Under these circumstances, freight rates for steel billet shipments from Rostov have risen, market sources said.
The freight cost from Rostov to Turkey’s ports on the Black Sea and the Sea of Marmara was about $30 per tonne on Friday July 25, up from $18-20 per tonne earlier this year. This level is not currently viable, according to a second trader.
The delivery cost from Rostov to Aliaga in Turkey’s Izmir region, on the Mediterranean Sea, is $6 per tonne higher than to the Black and Marmara sea ports, according to a third market participant.
Russia’s Rostov Metallurgical Plant (REMZ) and Frolovskiy Electric Steel Works (Volga-Fest) were exporting steel billet from the river port.
The July-September period is usually problematic for steel exports from Rostov, but the degree of difficulty “depends on the harvest”, the second trader said.
Russia began harvesting its grain on June 23 and was expected to export 26 million tonnes of grain in the 2014-15 marketing year, which started on July 1, amid “better prospects for the harvest”, the Bloomberg news agency reported on July 15.
This compared with 25.4 million tonnes of grain exported in the 2013-14 marketing year, according to a report in the Russian daily Vedomosti on July 8.
Another problem with the grain season is that the biggest and newest ships are used for grain shipments, according to the third source.

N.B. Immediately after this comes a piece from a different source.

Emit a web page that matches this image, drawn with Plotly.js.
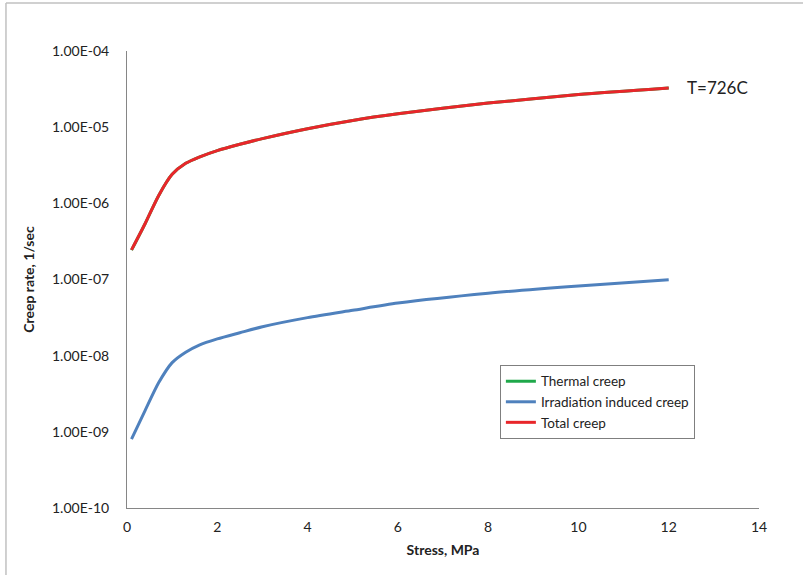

Turkish clients must therefore pay an extra $1 per tonne for the more expensive insurance needed for deliveries using older vessels, the trader said.
Meanwhile, Russian billet producers that export from Rostov currently prefer to re-roll billet into rebar themselves, amid a favourable pricing environment in the domestic long steel market.
As a result, REMZ offered about 20,000 tonnes of August-production billet for export, and re-rolled a similar tonnage itself, the third trader said.
Volga-Fest sold “significant volumes” of August-made billet to a local re-roller, according to the same source.
Freight costs from Russia to Turkey for material from Rostov have edged up because of the high volumes of grain shipments, sources told Steel First this week.